Ahn Seung-pil, 60, may not be exactly a “gambler” – at least not a professional one. He has visited Kangwon Land, a casino located in the mountain region of Jeongseon, Gangwon Province, only a few times since it opened in 2000 as the only place Korean nationals could gamble. Ahn, who runs a small textile business in Seoul, hit the jackpot of 766 million won (about $665,000), the largest amount ever at Kangwon Land or from any slot machine at a Korean casino.
He said he was motivated to donate the money to KAIST in Daejeon City when he watched a television program after returning home, in which a professor emphasized the importance of advancing science and technology in the country.
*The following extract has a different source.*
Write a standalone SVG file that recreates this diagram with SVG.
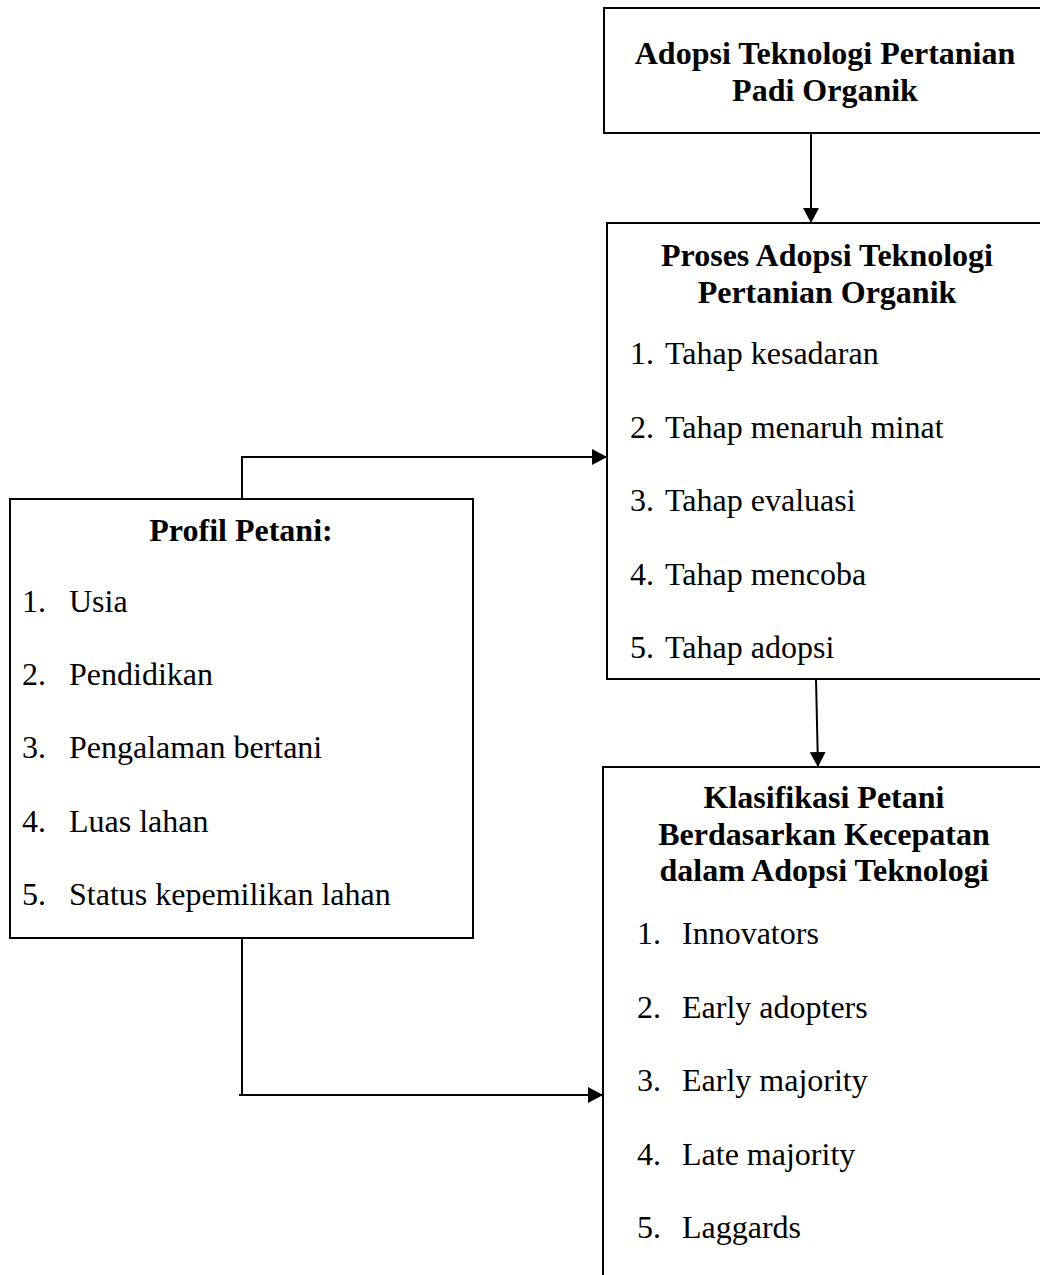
<svg xmlns="http://www.w3.org/2000/svg" width="1040" height="1275" viewBox="0 0 1040 1275">
<style>
.box{fill:#fff;stroke:#000;stroke-width:2}
.h{font-family:"Liberation Serif","Times New Roman",serif;font-size:32px;font-weight:bold;text-anchor:middle;fill:#000}
.t{font-family:"Liberation Serif","Times New Roman",serif;font-size:32px;fill:#000}
.c{fill:none;stroke:#000;stroke-width:2}
</style>
<defs>
<marker id="arr" viewBox="0 0 15 16" refX="15" refY="8" markerUnits="userSpaceOnUse" markerWidth="15" markerHeight="16" orient="auto">
<path d="M0,0 L15,8 L0,16 z" fill="#000"/>
</marker>
</defs>
<rect width="1040" height="1275" fill="#fff"/>
<g id="connectors">
<line class="c" x1="811" y1="133" x2="811" y2="223" marker-end="url(#arr)"/>
<line class="c" x1="816" y1="679" x2="818" y2="767" marker-end="url(#arr)"/>
<path class="c" d="M242,499 V457 H607" marker-end="url(#arr)"/>
<path class="c" d="M242,938 V1095"/>
<line class="c" x1="239" y1="1095" x2="603" y2="1095" marker-end="url(#arr)"/>
</g>
<g id="adopsi">
<rect class="box" x="604" y="8" width="450" height="125"/>
<text class="h" x="825" y="64">Adopsi Teknologi Pertanian</text>
<text class="h" x="825" y="101">Padi Organik</text>
</g>
<g id="proses">
<rect class="box" x="607" y="223" width="447" height="456"/>
<text class="h" x="827" y="266">Proses Adopsi Teknologi</text>
<text class="h" x="827" y="303">Pertanian Organik</text>
<text class="t" y="364"><tspan x="630">1.</tspan><tspan x="665">Tahap kesadaran</tspan></text>
<text class="t" y="438"><tspan x="630">2.</tspan><tspan x="665">Tahap menaruh minat</tspan></text>
<text class="t" y="511"><tspan x="630">3.</tspan><tspan x="665">Tahap evaluasi</tspan></text>
<text class="t" y="585"><tspan x="630">4.</tspan><tspan x="665">Tahap mencoba</tspan></text>
<text class="t" y="658"><tspan x="630">5.</tspan><tspan x="665">Tahap adopsi</tspan></text>
</g>
<g id="profil">
<rect class="box" x="10" y="499" width="463" height="439"/>
<text class="h" x="241" y="541">Profil Petani:</text>
<text class="t" y="612"><tspan x="22">1.</tspan><tspan x="69">Usia</tspan></text>
<text class="t" y="685"><tspan x="22">2.</tspan><tspan x="69">Pendidikan</tspan></text>
<text class="t" y="758"><tspan x="22">3.</tspan><tspan x="69">Pengalaman bertani</tspan></text>
<text class="t" y="832"><tspan x="22">4.</tspan><tspan x="69">Luas lahan</tspan></text>
<text class="t" y="905"><tspan x="22">5.</tspan><tspan x="69">Status kepemilikan lahan</tspan></text>
</g>
<g id="klasifikasi">
<rect class="box" x="603" y="767" width="451" height="530"/>
<text class="h" x="824" y="808">Klasifikasi Petani</text>
<text class="h" x="824" y="845">Berdasarkan Kecepatan</text>
<text class="h" x="824" y="881">dalam Adopsi Teknologi</text>
<text class="t" y="944"><tspan x="637">1.</tspan><tspan x="682">Innovators</tspan></text>
<text class="t" y="1018"><tspan x="637">2.</tspan><tspan x="682">Early adopters</tspan></text>
<text class="t" y="1091"><tspan x="637">3.</tspan><tspan x="682">Early majority</tspan></text>
<text class="t" y="1165"><tspan x="637">4.</tspan><tspan x="682">Late majority</tspan></text>
<text class="t" y="1238"><tspan x="637">5.</tspan><tspan x="682">Laggards</tspan></text>
</g>
</svg>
He had incurred heavy debts during the 1997 economic crisis and has yet to clear them all, but he thought of using the prize money for a good cause. The TV program guided him to KAIST, said Ahn, who has “not had a high level of education.”
Korea is known worldwide for its people’s strong zeal for university education. Parents do whatever they can to send their children to good universities but are so exhausted before the entrance that they barely pay the tuition once they get there. Universities have to rely mainly on tuition and meager subsidies from foundations or the state treasury. Private donations are rare, compared to European or American universities.
Major universities complain that members of the alumni societies are rather indifferent to calls for donation. The majority of donors who give significant amounts are people who weren’t lucky enough to go to university, such as Ahn Seung-pil.